>>>
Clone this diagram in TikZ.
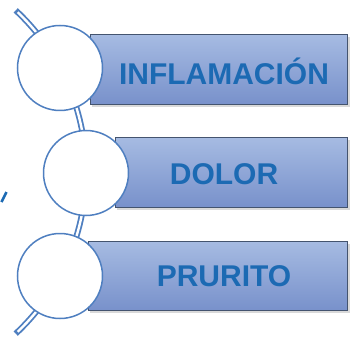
\documentclass[tikz,border=0pt]{standalone}
\usepackage{fontspec}
\setmainfont{Liberation Sans}
\usetikzlibrary{calc}
\definecolor{ringblue}{HTML}{4F7FC0}
\definecolor{txtblue}{HTML}{1C6AB3}
\definecolor{recttop}{HTML}{A6BBE2}
\definecolor{rectbot}{HTML}{7891CB}
\definecolor{rectedge}{HTML}{44546F}
\tikzset{
  ring/.style={circle,draw=ringblue,line width=1.5pt,fill=white,minimum size=85pt,inner sep=0pt},
  bar/.style={draw=rectedge,line width=1.1pt,top color=recttop,bottom color=rectbot,inner sep=0pt},
  bartext/.style={text=txtblue,font=\bfseries\fontsize{30}{30}\selectfont,inner sep=0pt},
}
\begin{document}
\begin{tikzpicture}[x=1pt,y=1pt]
\useasboundingbox (0,0) rectangle (355,340);
% arc connector (behind)
\coordinate (arcc) at (-135,168);
\coordinate (atop) at ($(arcc)+(47:221)$);
\draw[ringblue,line width=6pt] (atop) arc[start angle=47,end angle=-47,radius=221];
\coordinate (atop2) at ($(arcc)+(46.3:221)$);
\draw[white,line width=2.4pt] (atop2) arc[start angle=46.3,end angle=-46.3,radius=221];
% bars
\fill[black!15] (92,233) rectangle (350,303);
\fill[black!15] (117,130) rectangle (350,200);
\fill[black!15] (90,27) rectangle (350,96);
\node[bar,anchor=south west,minimum width=257pt,minimum height=70pt] (b1) at (90,235) {};
\node[bar,anchor=south west,minimum width=232pt,minimum height=70pt] (b2) at (115,132) {};
\node[bar,anchor=south west,minimum width=259pt,minimum height=69pt] (b3) at (88,29) {};
\node[bartext] (t1) at (224,269) {INFLAMACIÓN};
\node[bartext] (t2) at (224,166) {DOLOR};
\node[bartext] (t3) at (224,64) {PRURITO};
% circles
\node[ring] (c1) at (60,272) {};
\node[ring] (c2) at (86,167) {};
\node[ring] (c3) at (60,64) {};
% stray slash mark
\coordinate (s1) at (1.5,138);
\coordinate (s2) at (6.5,148);
\draw[txtblue,line width=2.6pt] (s1) -- (s2);
\end{tikzpicture}
\end{document}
<<<
Restate the entire listing word for word, excluding pictures.

Clone this diagram in TikZ.
\documentclass[tikz,border=0pt]{standalone}
\usepackage{fontspec}
\setmainfont{Liberation Sans}
\usetikzlibrary{calc}
\definecolor{ringblue}{HTML}{4F7FC0}
\definecolor{txtblue}{HTML}{1C6AB3}
\definecolor{recttop}{HTML}{A6BBE2}
\definecolor{rectbot}{HTML}{7891CB}
\definecolor{rectedge}{HTML}{44546F}
\tikzset{
  ring/.style={circle,draw=ringblue,line width=1.5pt,fill=white,minimum size=85pt,inner sep=0pt},
  bar/.style={draw=rectedge,line width=1.1pt,top color=recttop,bottom color=rectbot,inner sep=0pt},
  bartext/.style={text=txtblue,font=\bfseries\fontsize{30}{30}\selectfont,inner sep=0pt},
}
\begin{document}
\begin{tikzpicture}[x=1pt,y=1pt]
\useasboundingbox (0,0) rectangle (355,340);
% arc connector (behind)
\coordinate (arcc) at (-135,168);
\coordinate (atop) at ($(arcc)+(47:221)$);
\draw[ringblue,line width=6pt] (atop) arc[start angle=47,end angle=-47,radius=221];
\coordinate (atop2) at ($(arcc)+(46.3:221)$);
\draw[white,line width=2.4pt] (atop2) arc[start angle=46.3,end angle=-46.3,radius=221];
% bars
\fill[black!15] (92,233) rectangle (350,303);
\fill[black!15] (117,130) rectangle (350,200);
\fill[black!15] (90,27) rectangle (350,96);
\node[bar,anchor=south west,minimum width=257pt,minimum height=70pt] (b1) at (90,235) {};
\node[bar,anchor=south west,minimum width=232pt,minimum height=70pt] (b2) at (115,132) {};
\node[bar,anchor=south west,minimum width=259pt,minimum height=69pt] (b3) at (88,29) {};
\node[bartext] (t1) at (224,269) {INFLAMACIÓN};
\node[bartext] (t2) at (224,166) {DOLOR};
\node[bartext] (t3) at (224,64) {PRURITO};
% circles
\node[ring] (c1) at (60,272) {};
\node[ring] (c2) at (86,167) {};
\node[ring] (c3) at (60,64) {};
% stray slash mark
\coordinate (s1) at (1.5,138);
\coordinate (s2) at (6.5,148);
\draw[txtblue,line width=2.6pt] (s1) -- (s2);
\end{tikzpicture}
\end{document}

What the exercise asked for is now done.